• Your instructions
Extract the lines of the material below, beginning with the first and ending with the line that holds "bottom = [b". Skip every picture.

Entries taken from a collection:
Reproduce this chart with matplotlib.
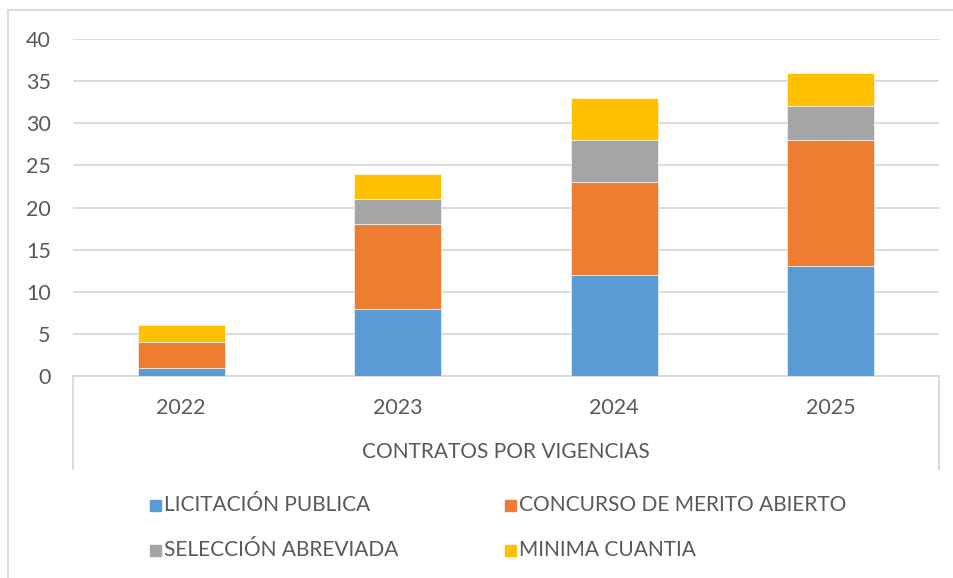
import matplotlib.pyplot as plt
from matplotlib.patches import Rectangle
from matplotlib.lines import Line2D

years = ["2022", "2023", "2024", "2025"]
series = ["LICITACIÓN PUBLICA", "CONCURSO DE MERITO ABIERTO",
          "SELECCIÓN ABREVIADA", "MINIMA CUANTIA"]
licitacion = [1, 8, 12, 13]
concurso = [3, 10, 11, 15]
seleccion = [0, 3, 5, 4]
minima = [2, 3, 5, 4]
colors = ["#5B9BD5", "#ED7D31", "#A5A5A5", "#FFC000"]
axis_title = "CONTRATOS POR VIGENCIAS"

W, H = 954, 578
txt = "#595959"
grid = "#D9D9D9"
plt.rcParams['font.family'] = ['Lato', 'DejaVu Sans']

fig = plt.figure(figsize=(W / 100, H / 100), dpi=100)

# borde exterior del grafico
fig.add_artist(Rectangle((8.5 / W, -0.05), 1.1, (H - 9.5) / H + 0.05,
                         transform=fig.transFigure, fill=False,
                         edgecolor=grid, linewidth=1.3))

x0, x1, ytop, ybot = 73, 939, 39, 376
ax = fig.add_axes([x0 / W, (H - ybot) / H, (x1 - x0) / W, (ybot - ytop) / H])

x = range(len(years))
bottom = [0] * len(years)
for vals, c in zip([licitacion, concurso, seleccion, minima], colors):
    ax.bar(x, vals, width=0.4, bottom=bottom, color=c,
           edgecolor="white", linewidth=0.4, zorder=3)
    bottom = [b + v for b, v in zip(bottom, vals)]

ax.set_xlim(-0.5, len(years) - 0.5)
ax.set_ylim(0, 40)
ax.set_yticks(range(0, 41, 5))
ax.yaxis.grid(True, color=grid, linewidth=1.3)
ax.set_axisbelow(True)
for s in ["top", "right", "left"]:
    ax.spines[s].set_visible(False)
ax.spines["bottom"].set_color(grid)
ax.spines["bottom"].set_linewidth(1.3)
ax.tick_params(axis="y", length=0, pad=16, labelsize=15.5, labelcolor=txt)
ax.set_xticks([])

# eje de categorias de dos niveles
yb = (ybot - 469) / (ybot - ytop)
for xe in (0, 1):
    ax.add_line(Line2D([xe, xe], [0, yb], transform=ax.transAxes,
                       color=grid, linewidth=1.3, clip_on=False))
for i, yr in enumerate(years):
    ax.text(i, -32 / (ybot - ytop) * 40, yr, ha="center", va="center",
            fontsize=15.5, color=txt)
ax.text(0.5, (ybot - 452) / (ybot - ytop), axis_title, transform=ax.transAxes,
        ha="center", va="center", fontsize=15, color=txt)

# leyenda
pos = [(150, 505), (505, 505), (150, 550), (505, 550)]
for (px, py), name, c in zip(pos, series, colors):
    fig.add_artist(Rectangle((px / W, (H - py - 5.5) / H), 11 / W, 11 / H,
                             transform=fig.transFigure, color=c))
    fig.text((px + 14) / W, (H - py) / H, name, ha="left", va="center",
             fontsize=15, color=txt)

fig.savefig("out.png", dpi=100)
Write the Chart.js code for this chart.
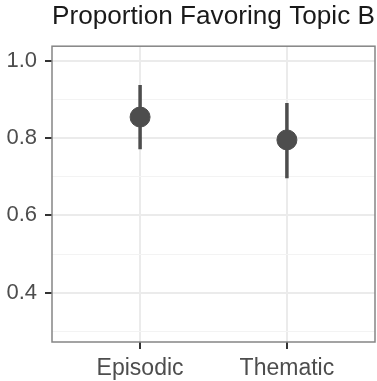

• Solution for this problem
Reproduce this chart with matplotlib.
import matplotlib.pyplot as plt
from matplotlib.patches import Rectangle
from matplotlib.lines import Line2D

years = ["2022", "2023", "2024", "2025"]
series = ["LICITACIÓN PUBLICA", "CONCURSO DE MERITO ABIERTO",
          "SELECCIÓN ABREVIADA", "MINIMA CUANTIA"]
licitacion = [1, 8, 12, 13]
concurso = [3, 10, 11, 15]
seleccion = [0, 3, 5, 4]
minima = [2, 3, 5, 4]
colors = ["#5B9BD5", "#ED7D31", "#A5A5A5", "#FFC000"]
axis_title = "CONTRATOS POR VIGENCIAS"

W, H = 954, 578
txt = "#595959"
grid = "#D9D9D9"
plt.rcParams['font.family'] = ['Lato', 'DejaVu Sans']

fig = plt.figure(figsize=(W / 100, H / 100), dpi=100)

# borde exterior del grafico
fig.add_artist(Rectangle((8.5 / W, -0.05), 1.1, (H - 9.5) / H + 0.05,
                         transform=fig.transFigure, fill=False,
                         edgecolor=grid, linewidth=1.3))

x0, x1, ytop, ybot = 73, 939, 39, 376
ax = fig.add_axes([x0 / W, (H - ybot) / H, (x1 - x0) / W, (ybot - ytop) / H])

x = range(len(years))
bottom = [0] * len(years)
for vals, c in zip([licitacion, concurso, seleccion, minima], colors):
    ax.bar(x, vals, width=0.4, bottom=bottom, color=c,
           edgecolor="white", linewidth=0.4, zorder=3)
    bottom = [b + v for b, v in zip(bottom, vals)]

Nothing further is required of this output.